- _Task to carry out_
All lines holding the string "with" are to be shown.

- _Data extract_
***

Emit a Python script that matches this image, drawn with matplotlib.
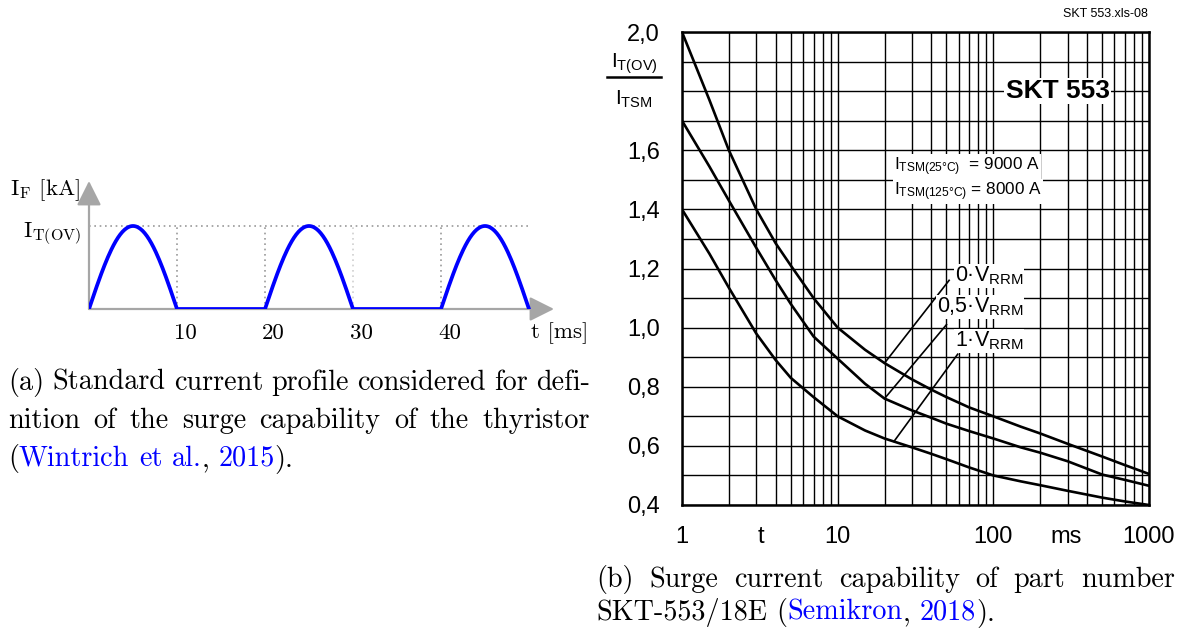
import numpy as np
import matplotlib
matplotlib.use("Agg")
import matplotlib.pyplot as plt
from matplotlib.lines import Line2D
from matplotlib.patches import ArrowStyle
from matplotlib.ticker import LogLocator, FixedLocator, NullFormatter

plt.rcParams["mathtext.default"] = "regular"

W, H, DPI = 1179, 628, 100

# ---------------- (a) standard current profile ----------------
pulse_starts_ms = [0, 20, 40]
pulse_width_ms = 10
profile_end_ms = 50
profile_peak = 1.0
profile_ticks = [10, 20, 30, 40]
guide_ticks = [10, 20, 30, 40]

# ---------------- (b) surge current capability ----------------
t_ms = [1, 1.5, 2, 3, 4, 5, 7, 10, 15, 20, 30, 40, 50, 70, 100, 150, 200, 300, 500, 700, 1000]
ratio_0v = [2.00, 1.77, 1.60, 1.40, 1.285, 1.21, 1.10, 1.00, 0.925, 0.88, 0.825, 0.79,
            0.765, 0.73, 0.70, 0.665, 0.642, 0.607, 0.564, 0.535, 0.505]
ratio_05v = [1.70, 1.545, 1.43, 1.27, 1.16, 1.08, 0.97, 0.895, 0.81, 0.76, 0.72, 0.695,
             0.675, 0.65, 0.625, 0.595, 0.577, 0.548, 0.503, 0.485, 0.465]
ratio_1v = [1.40, 1.25, 1.135, 0.98, 0.89, 0.83, 0.765, 0.70, 0.652, 0.625, 0.595, 0.573,
            0.555, 0.527, 0.50, 0.48, 0.467, 0.448, 0.425, 0.412, 0.40]
curve_labels = ["0·$\\mathregular{V_{RRM}}$", "0,5·$\\mathregular{V_{RRM}}$", "1·$\\mathregular{V_{RRM}}$"]
y_tick_vals = [0.4, 0.6, 0.8, 1.0, 1.2, 1.4, 1.6, 1.8, 2.0]
y_tick_labels = ["0,4", "0,6", "0,8", "1,0", "1,2", "1,4", "1,6", "", "2,0"]
x_tick_vals = [1, 3.2, 10, 100, 292, 1000]
x_tick_labels = ["1", "t", "10", "100", "ms", "1000"]

caption_a = ["(a) Standard current profile considered for defi-",
             "nition of the surge capability of the thyristor",
             "({Wintrich et al.}, {2015})."]
caption_b = ["(b) Surge current capability of part number",
             "SKT-553/18E ({Semikron}, {2018})."]

SERIF = "cmr10"
SANS = "Liberation Sans"
LINK = "#0000ff"
GRAY = "#a6a6a6"

fig = plt.figure(figsize=(W / DPI, H / DPI), dpi=DPI)
renderer = fig.canvas.get_renderer()


def fx(px):
    return px / W


def fy(py):
    return 1 - py / H


# ======================= panel (a) =======================
px_per_ms = 8.8
px_per_unit = 83.0
ax_a = fig.add_axes([fx(89), fy(309), 470 / W, 129 / H])
ax_a.set_xlim(0, 470 / px_per_ms)
ax_a.set_ylim(0, 129 / px_per_unit)
ax_a.axis("off")

head = ArrowStyle("-|>", head_length=1.0, head_width=0.5)
ax_a.annotate("", xy=((554 - 89) / px_per_ms, 0), xytext=(0, 0),
              arrowprops=dict(arrowstyle=head, color=GRAY, lw=1.6,
                              mutation_scale=15, shrinkA=0, shrinkB=0))
ax_a.annotate("", xy=(0, (309 - 181) / px_per_unit), xytext=(0, 0),
              arrowprops=dict(arrowstyle=head, color=GRAY, lw=1.6,
                              mutation_scale=15, shrinkA=0, shrinkB=0))

ax_a.plot([0, profile_end_ms], [profile_peak, profile_peak], color="#999999",
          lw=1.2, ls=(0, (1, 2.2)))
for g in guide_ticks:
    ax_a.plot([g, g], [0, profile_peak], color="#999999" if g != 30 else "#d0d0d0",
              lw=1.2, ls=(0, (1, 2.2)))

# half-sine pulses joined by zero-current intervals
t_prof, i_prof = [], []
for s in pulse_starts_ms:
    tt = np.linspace(s, s + pulse_width_ms, 80)
    t_prof.append(tt)
    i_prof.append(profile_peak * np.sin(np.pi * (tt - s) / pulse_width_ms))
t_prof = np.concatenate(t_prof)
i_prof = np.concatenate(i_prof)
ax_a.plot(t_prof, i_prof, color="#0000ff", lw=2.7, solid_capstyle="round",
          solid_joinstyle="round", zorder=5)

for tk in profile_ticks:
    ax_a.text(tk - 3 / px_per_ms, (309 - 333) / px_per_unit, str(tk), ha="left",
              va="center", family=SERIF, fontsize=16.5)
fig.text(fx(531), fy(333), "t [ms]", ha="left", va="center", family=SERIF, fontsize=16.5)
fig.text(fx(10), fy(190), "$\\mathregular{I_F}$ [kA]", ha="left", va="center",
         family=SERIF, fontsize=16.5)
fig.text(fx(81), fy(234), "$\\mathregular{I_{T(OV)}}$", ha="right", va="center",
         family=SERIF, fontsize=16.5)

# ======================= panel (b) =======================
ax_b = fig.add_axes([fx(682), fy(505), 467 / W, 473 / H])
ax_b.set_xscale("log")
ax_b.set_xlim(1, 1000)
ax_b.set_ylim(0.4, 2.0)
ax_b.xaxis.set_minor_locator(LogLocator(base=10, subs=np.arange(1, 10), numticks=100))
ax_b.yaxis.set_minor_locator(FixedLocator(np.round(np.arange(0.4, 2.001, 0.1), 2)))
ax_b.xaxis.remove_overlapping_locs = False
ax_b.yaxis.remove_overlapping_locs = False
ax_b.set_xticks(x_tick_vals, x_tick_labels)
ax_b.set_yticks(y_tick_vals, y_tick_labels)
ax_b.xaxis.set_minor_formatter(NullFormatter())
ax_b.grid(True, which="minor", color="black", lw=1.0)
ax_b.tick_params(which="both", length=0)
ax_b.tick_params(axis="x", pad=15, labelsize=17)
ax_b.tick_params(axis="y", pad=16, labelsize=17)
for lab in ax_b.get_xticklabels() + ax_b.get_yticklabels():
    lab.set_family(SANS)
for sp in ax_b.spines.values():
    sp.set_linewidth(1.8)
    sp.set_zorder(6)

for series in (ratio_0v, ratio_05v, ratio_1v):
    ax_b.plot(t_ms, series, color="black", lw=1.9, zorder=4,
              solid_joinstyle="round")

white = dict(facecolor="white", edgecolor="none", pad=1.0)
ax_b.text(560, 1.80, "SKT 553", ha="right", va="center", family=SANS,
          fontweight="bold", fontsize=19, bbox=white, zorder=5)
ax_b.text(23, 1.545, "$\\mathregular{I_{TSM(25°C)}}$  = 9000 A", ha="left", va="center",
          family=SANS, fontsize=12.3, bbox=white, zorder=5)
ax_b.text(23, 1.46, "$\\mathregular{I_{TSM(125°C)}}$ = 8000 A", ha="left", va="center",
          family=SANS, fontsize=12.3, bbox=white, zorder=5)

# curve labels with leader lines
label_pos = [(56.7, 1.175), (43.5, 1.07), (56.7, 0.955)]
leader_start = [(t_ms[9], ratio_0v[9]), (t_ms[9], ratio_05v[9]), (23, 0.615)]
leader_end = [(52, 1.16), (50, 1.01), (59, 0.91)]
for lab, pos, p0, p1 in zip(curve_labels, label_pos, leader_start, leader_end):
    ax_b.plot([p0[0], p1[0]], [p0[1], p1[1]], color="black", lw=1.2, zorder=4)
    ax_b.text(pos[0], pos[1], lab, ha="left", va="center", family=SANS,
              fontsize=15.5, bbox=dict(facecolor="white", edgecolor="none", pad=0.5),
              zorder=5)

# y-axis quantity written as a fraction
fig.text(fx(634), fy(64), "$\\mathregular{I_{T(OV)}}$", ha="center", va="center",
         family=SANS, fontsize=15)
fig.add_artist(Line2D([fx(607), fx(661)], [fy(77), fy(77)], color="black", lw=1.8))
fig.text(fx(634), fy(99), "$\\mathregular{I_{TSM}}$", ha="center", va="center",
         family=SANS, fontsize=15)
fig.text(fx(1148), fy(14), "SKT 553.xls-08", ha="right", va="center",
         family=SANS, fontsize=9)


# ======================= captions =======================
def ink_width(s, size):
    t = fig.text(0, 0, s, family=SERIF, fontsize=size)
    w = t.get_window_extent(renderer).width
    t.remove()
    return w


def caption_tokens(line):
    """Split a caption line into (start index, text, is_link) word pieces."""
    plain, tokens, link, buf, start = "", [], False, "", 0
    for ch in line:
        if ch in "{} ":
            if buf:
                tokens.append((start, buf, link))
                buf = ""
            if ch == " ":
                plain += ch
            else:
                link = ch == "{"
            continue
        if not buf:
            start = len(plain)
        buf += ch
        plain += ch
    if buf:
        tokens.append((start, buf, link))
    return plain, tokens


def draw_caption_line(line, x0, baseline, size, right=None):
    plain, tokens = caption_tokens(line)
    n_space = plain.count(" ")
    extra = 0.0
    if right is not None and n_space:
        extra = (right - x0 - ink_width(plain, size)) / n_space
    for start, piece, link in tokens:
        if start == 0:
            x = x0
        else:
            x = x0 + ink_width(plain[:start] + piece, size) - ink_width(piece, size)
        x += extra * plain[:start].count(" ")
        fig.text(fx(x), fy(baseline), piece, ha="left", va="baseline", family=SERIF,
                 fontsize=size, color=LINK if link else "black")


CAP = 20.3
draw_caption_line(caption_a[0], 8, 390, CAP, right=590)
draw_caption_line(caption_a[1], 8, 428, CAP, right=590)
draw_caption_line(caption_a[2], 8, 466, CAP)
draw_caption_line(caption_b[0], 596, 587, CAP, right=1175)
draw_caption_line(caption_b[1], 596, 620, CAP)

fig.savefig("out.png", dpi=DPI)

***

- _Solution to the problem_
Emit a Python script that matches this image, drawn with matplotlib.
# curve labels with leader lines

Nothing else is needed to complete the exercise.